--- DATASET SECTION ---
(begin)
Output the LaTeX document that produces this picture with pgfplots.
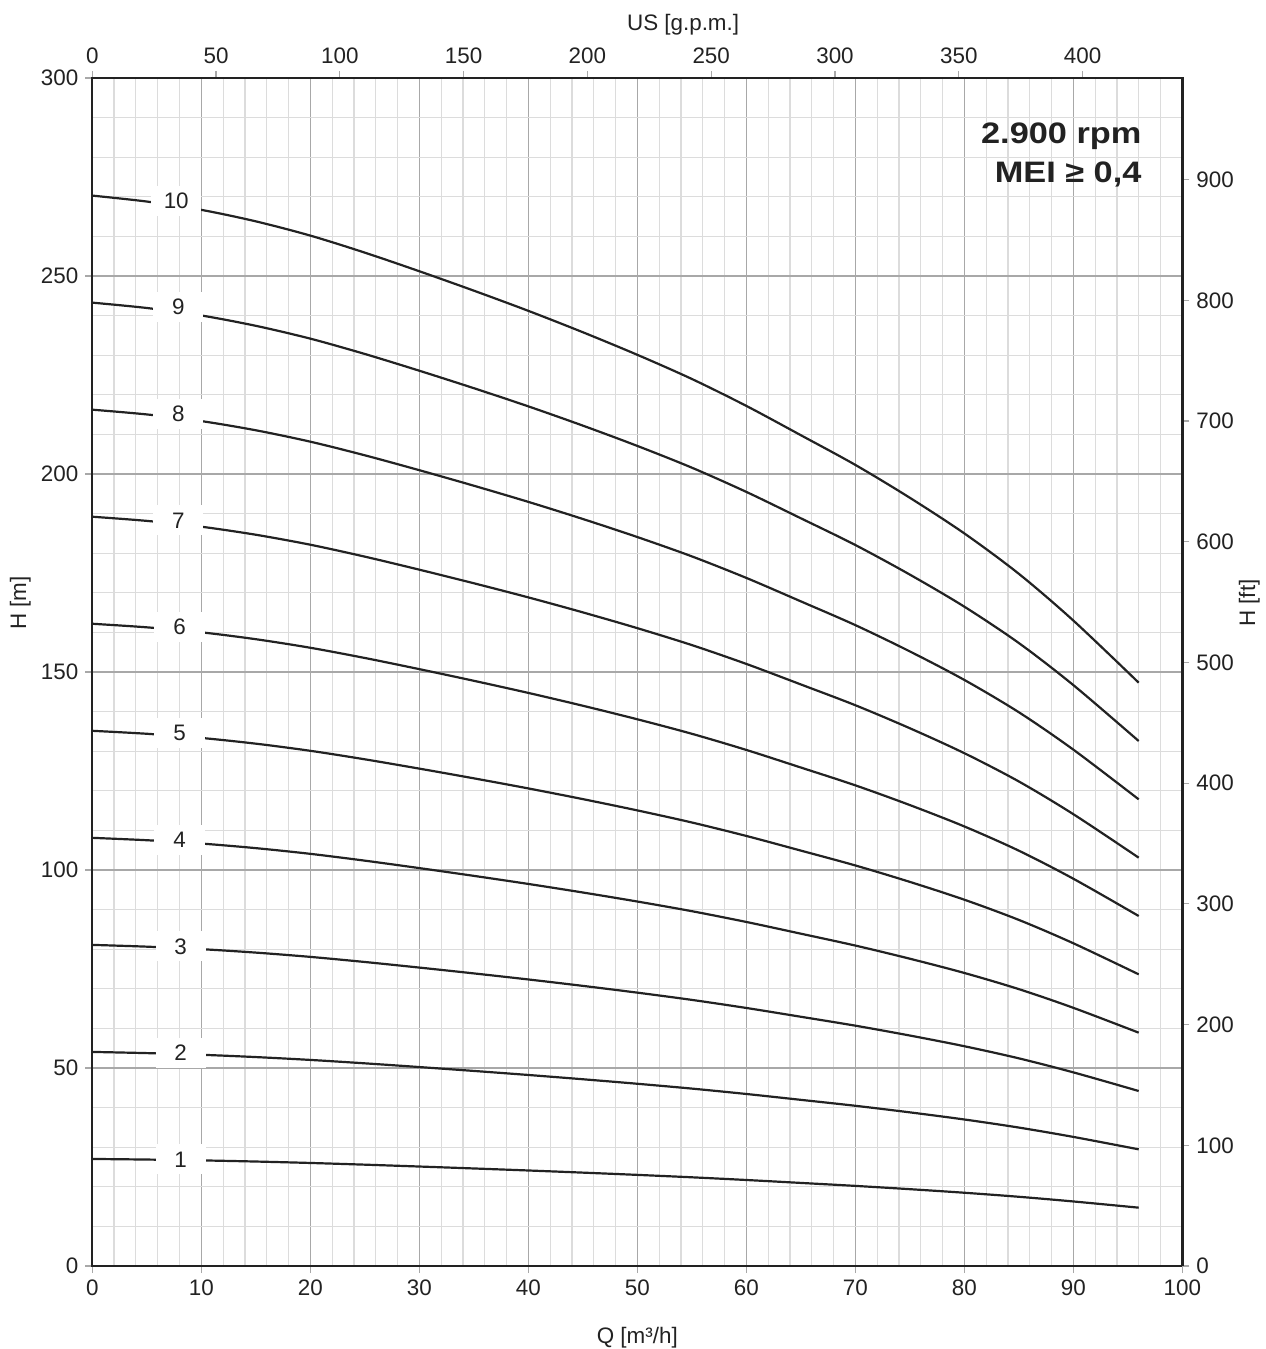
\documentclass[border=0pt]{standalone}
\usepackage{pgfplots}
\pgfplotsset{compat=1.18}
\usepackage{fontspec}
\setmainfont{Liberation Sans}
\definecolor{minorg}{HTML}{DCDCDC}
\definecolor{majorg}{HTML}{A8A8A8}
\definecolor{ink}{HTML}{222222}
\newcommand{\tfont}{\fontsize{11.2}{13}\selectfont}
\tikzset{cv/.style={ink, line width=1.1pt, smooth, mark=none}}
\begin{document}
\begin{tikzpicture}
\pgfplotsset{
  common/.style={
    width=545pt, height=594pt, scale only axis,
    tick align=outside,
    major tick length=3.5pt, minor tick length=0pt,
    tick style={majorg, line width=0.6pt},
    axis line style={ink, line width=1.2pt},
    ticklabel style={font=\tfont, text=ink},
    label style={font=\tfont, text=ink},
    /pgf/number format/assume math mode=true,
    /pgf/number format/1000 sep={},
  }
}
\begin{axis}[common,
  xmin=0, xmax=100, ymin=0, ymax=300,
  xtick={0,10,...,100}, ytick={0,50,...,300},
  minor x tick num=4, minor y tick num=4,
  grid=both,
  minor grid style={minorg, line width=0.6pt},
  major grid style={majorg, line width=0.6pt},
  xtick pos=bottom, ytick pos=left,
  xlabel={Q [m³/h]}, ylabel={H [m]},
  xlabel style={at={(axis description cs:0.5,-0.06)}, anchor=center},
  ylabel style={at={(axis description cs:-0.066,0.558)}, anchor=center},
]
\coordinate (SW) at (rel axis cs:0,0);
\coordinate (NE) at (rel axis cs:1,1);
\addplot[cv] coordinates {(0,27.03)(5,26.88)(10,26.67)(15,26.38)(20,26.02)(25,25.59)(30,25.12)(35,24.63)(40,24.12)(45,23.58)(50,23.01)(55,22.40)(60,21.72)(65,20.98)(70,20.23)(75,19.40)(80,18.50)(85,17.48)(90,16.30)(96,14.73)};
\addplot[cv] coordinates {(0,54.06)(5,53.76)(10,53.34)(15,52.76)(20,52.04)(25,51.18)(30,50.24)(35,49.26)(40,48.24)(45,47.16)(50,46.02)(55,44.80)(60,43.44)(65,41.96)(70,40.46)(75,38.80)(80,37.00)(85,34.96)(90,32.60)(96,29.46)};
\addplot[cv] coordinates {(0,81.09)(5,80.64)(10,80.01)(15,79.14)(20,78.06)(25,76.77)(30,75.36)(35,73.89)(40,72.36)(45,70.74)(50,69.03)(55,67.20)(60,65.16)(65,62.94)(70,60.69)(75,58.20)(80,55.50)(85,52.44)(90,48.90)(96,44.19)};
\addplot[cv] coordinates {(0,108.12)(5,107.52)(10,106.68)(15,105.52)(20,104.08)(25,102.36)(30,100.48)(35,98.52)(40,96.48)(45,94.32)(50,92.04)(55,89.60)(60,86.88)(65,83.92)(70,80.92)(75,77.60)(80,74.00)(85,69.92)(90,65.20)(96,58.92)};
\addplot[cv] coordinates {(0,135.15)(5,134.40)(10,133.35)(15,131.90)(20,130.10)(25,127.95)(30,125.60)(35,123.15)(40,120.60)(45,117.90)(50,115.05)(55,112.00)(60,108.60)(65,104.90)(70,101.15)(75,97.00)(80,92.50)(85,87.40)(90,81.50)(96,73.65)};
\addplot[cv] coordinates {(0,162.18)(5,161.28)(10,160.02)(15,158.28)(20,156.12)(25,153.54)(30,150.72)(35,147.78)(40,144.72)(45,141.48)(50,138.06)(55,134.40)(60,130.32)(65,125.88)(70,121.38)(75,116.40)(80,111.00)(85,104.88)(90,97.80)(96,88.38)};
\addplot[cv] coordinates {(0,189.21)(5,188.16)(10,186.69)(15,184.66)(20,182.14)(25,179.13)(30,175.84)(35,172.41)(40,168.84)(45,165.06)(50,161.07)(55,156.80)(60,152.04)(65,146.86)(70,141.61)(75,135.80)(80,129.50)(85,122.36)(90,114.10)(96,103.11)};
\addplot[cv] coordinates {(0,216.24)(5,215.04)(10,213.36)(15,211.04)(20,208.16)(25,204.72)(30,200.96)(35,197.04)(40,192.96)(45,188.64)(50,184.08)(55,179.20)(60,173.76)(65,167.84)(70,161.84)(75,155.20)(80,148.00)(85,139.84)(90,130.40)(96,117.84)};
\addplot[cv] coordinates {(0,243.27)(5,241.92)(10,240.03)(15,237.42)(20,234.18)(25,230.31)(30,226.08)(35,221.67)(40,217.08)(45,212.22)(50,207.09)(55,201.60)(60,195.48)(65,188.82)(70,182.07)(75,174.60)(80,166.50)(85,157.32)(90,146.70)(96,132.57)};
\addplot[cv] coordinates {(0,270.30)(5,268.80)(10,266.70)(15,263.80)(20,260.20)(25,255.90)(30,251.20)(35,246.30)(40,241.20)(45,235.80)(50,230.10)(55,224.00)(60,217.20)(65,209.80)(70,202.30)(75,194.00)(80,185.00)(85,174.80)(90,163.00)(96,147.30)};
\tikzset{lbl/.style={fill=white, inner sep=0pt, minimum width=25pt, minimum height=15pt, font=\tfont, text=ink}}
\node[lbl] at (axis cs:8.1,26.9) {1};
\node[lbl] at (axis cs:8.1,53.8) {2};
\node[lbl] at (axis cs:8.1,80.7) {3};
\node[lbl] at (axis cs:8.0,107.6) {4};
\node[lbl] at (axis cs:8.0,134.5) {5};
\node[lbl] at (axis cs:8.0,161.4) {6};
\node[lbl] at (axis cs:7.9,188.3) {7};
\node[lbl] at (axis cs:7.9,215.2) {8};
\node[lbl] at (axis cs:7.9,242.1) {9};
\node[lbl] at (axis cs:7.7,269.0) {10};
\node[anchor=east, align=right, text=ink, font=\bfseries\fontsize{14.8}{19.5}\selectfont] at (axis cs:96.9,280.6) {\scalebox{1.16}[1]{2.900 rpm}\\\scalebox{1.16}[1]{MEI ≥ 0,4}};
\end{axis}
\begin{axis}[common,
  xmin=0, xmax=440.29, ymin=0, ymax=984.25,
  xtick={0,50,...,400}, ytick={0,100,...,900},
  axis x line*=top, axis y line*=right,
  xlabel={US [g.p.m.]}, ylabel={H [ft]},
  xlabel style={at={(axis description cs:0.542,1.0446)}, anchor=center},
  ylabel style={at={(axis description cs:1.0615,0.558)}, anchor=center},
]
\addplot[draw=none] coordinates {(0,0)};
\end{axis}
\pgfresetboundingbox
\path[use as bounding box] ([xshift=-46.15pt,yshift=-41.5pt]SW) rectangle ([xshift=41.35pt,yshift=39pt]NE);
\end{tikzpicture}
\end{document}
(end)
--- INSTRUCTIONS FOR THE TASK ---
Copy the listing word for word, excluding its pictures.

--- RESULT ---
Output the LaTeX document that produces this picture with pgfplots.
\documentclass[border=0pt]{standalone}
\usepackage{pgfplots}
\pgfplotsset{compat=1.18}
\usepackage{fontspec}
\setmainfont{Liberation Sans}
\definecolor{minorg}{HTML}{DCDCDC}
\definecolor{majorg}{HTML}{A8A8A8}
\definecolor{ink}{HTML}{222222}
\newcommand{\tfont}{\fontsize{11.2}{13}\selectfont}
\tikzset{cv/.style={ink, line width=1.1pt, smooth, mark=none}}
\begin{document}
\begin{tikzpicture}
\pgfplotsset{
  common/.style={
    width=545pt, height=594pt, scale only axis,
    tick align=outside,
    major tick length=3.5pt, minor tick length=0pt,
    tick style={majorg, line width=0.6pt},
    axis line style={ink, line width=1.2pt},
    ticklabel style={font=\tfont, text=ink},
    label style={font=\tfont, text=ink},
    /pgf/number format/assume math mode=true,
    /pgf/number format/1000 sep={},
  }
}
\begin{axis}[common,
  xmin=0, xmax=100, ymin=0, ymax=300,
  xtick={0,10,...,100}, ytick={0,50,...,300},
  minor x tick num=4, minor y tick num=4,
  grid=both,
  minor grid style={minorg, line width=0.6pt},
  major grid style={majorg, line width=0.6pt},
  xtick pos=bottom, ytick pos=left,
  xlabel={Q [m³/h]}, ylabel={H [m]},
  xlabel style={at={(axis description cs:0.5,-0.06)}, anchor=center},
  ylabel style={at={(axis description cs:-0.066,0.558)}, anchor=center},
]
\coordinate (SW) at (rel axis cs:0,0);
\coordinate (NE) at (rel axis cs:1,1);
\addplot[cv] coordinates {(0,27.03)(5,26.88)(10,26.67)(15,26.38)(20,26.02)(25,25.59)(30,25.12)(35,24.63)(40,24.12)(45,23.58)(50,23.01)(55,22.40)(60,21.72)(65,20.98)(70,20.23)(75,19.40)(80,18.50)(85,17.48)(90,16.30)(96,14.73)};
\addplot[cv] coordinates {(0,54.06)(5,53.76)(10,53.34)(15,52.76)(20,52.04)(25,51.18)(30,50.24)(35,49.26)(40,48.24)(45,47.16)(50,46.02)(55,44.80)(60,43.44)(65,41.96)(70,40.46)(75,38.80)(80,37.00)(85,34.96)(90,32.60)(96,29.46)};
\addplot[cv] coordinates {(0,81.09)(5,80.64)(10,80.01)(15,79.14)(20,78.06)(25,76.77)(30,75.36)(35,73.89)(40,72.36)(45,70.74)(50,69.03)(55,67.20)(60,65.16)(65,62.94)(70,60.69)(75,58.20)(80,55.50)(85,52.44)(90,48.90)(96,44.19)};
\addplot[cv] coordinates {(0,108.12)(5,107.52)(10,106.68)(15,105.52)(20,104.08)(25,102.36)(30,100.48)(35,98.52)(40,96.48)(45,94.32)(50,92.04)(55,89.60)(60,86.88)(65,83.92)(70,80.92)(75,77.60)(80,74.00)(85,69.92)(90,65.20)(96,58.92)};
\addplot[cv] coordinates {(0,135.15)(5,134.40)(10,133.35)(15,131.90)(20,130.10)(25,127.95)(30,125.60)(35,123.15)(40,120.60)(45,117.90)(50,115.05)(55,112.00)(60,108.60)(65,104.90)(70,101.15)(75,97.00)(80,92.50)(85,87.40)(90,81.50)(96,73.65)};
\addplot[cv] coordinates {(0,162.18)(5,161.28)(10,160.02)(15,158.28)(20,156.12)(25,153.54)(30,150.72)(35,147.78)(40,144.72)(45,141.48)(50,138.06)(55,134.40)(60,130.32)(65,125.88)(70,121.38)(75,116.40)(80,111.00)(85,104.88)(90,97.80)(96,88.38)};
\addplot[cv] coordinates {(0,189.21)(5,188.16)(10,186.69)(15,184.66)(20,182.14)(25,179.13)(30,175.84)(35,172.41)(40,168.84)(45,165.06)(50,161.07)(55,156.80)(60,152.04)(65,146.86)(70,141.61)(75,135.80)(80,129.50)(85,122.36)(90,114.10)(96,103.11)};
\addplot[cv] coordinates {(0,216.24)(5,215.04)(10,213.36)(15,211.04)(20,208.16)(25,204.72)(30,200.96)(35,197.04)(40,192.96)(45,188.64)(50,184.08)(55,179.20)(60,173.76)(65,167.84)(70,161.84)(75,155.20)(80,148.00)(85,139.84)(90,130.40)(96,117.84)};
\addplot[cv] coordinates {(0,243.27)(5,241.92)(10,240.03)(15,237.42)(20,234.18)(25,230.31)(30,226.08)(35,221.67)(40,217.08)(45,212.22)(50,207.09)(55,201.60)(60,195.48)(65,188.82)(70,182.07)(75,174.60)(80,166.50)(85,157.32)(90,146.70)(96,132.57)};
\addplot[cv] coordinates {(0,270.30)(5,268.80)(10,266.70)(15,263.80)(20,260.20)(25,255.90)(30,251.20)(35,246.30)(40,241.20)(45,235.80)(50,230.10)(55,224.00)(60,217.20)(65,209.80)(70,202.30)(75,194.00)(80,185.00)(85,174.80)(90,163.00)(96,147.30)};
\tikzset{lbl/.style={fill=white, inner sep=0pt, minimum width=25pt, minimum height=15pt, font=\tfont, text=ink}}
\node[lbl] at (axis cs:8.1,26.9) {1};
\node[lbl] at (axis cs:8.1,53.8) {2};
\node[lbl] at (axis cs:8.1,80.7) {3};
\node[lbl] at (axis cs:8.0,107.6) {4};
\node[lbl] at (axis cs:8.0,134.5) {5};
\node[lbl] at (axis cs:8.0,161.4) {6};
\node[lbl] at (axis cs:7.9,188.3) {7};
\node[lbl] at (axis cs:7.9,215.2) {8};
\node[lbl] at (axis cs:7.9,242.1) {9};
\node[lbl] at (axis cs:7.7,269.0) {10};
\node[anchor=east, align=right, text=ink, font=\bfseries\fontsize{14.8}{19.5}\selectfont] at (axis cs:96.9,280.6) {\scalebox{1.16}[1]{2.900 rpm}\\\scalebox{1.16}[1]{MEI ≥ 0,4}};
\end{axis}
\begin{axis}[common,
  xmin=0, xmax=440.29, ymin=0, ymax=984.25,
  xtick={0,50,...,400}, ytick={0,100,...,900},
  axis x line*=top, axis y line*=right,
  xlabel={US [g.p.m.]}, ylabel={H [ft]},
  xlabel style={at={(axis description cs:0.542,1.0446)}, anchor=center},
  ylabel style={at={(axis description cs:1.0615,0.558)}, anchor=center},
]
\addplot[draw=none] coordinates {(0,0)};
\end{axis}
\pgfresetboundingbox
\path[use as bounding box] ([xshift=-46.15pt,yshift=-41.5pt]SW) rectangle ([xshift=41.35pt,yshift=39pt]NE);
\end{tikzpicture}
\end{document}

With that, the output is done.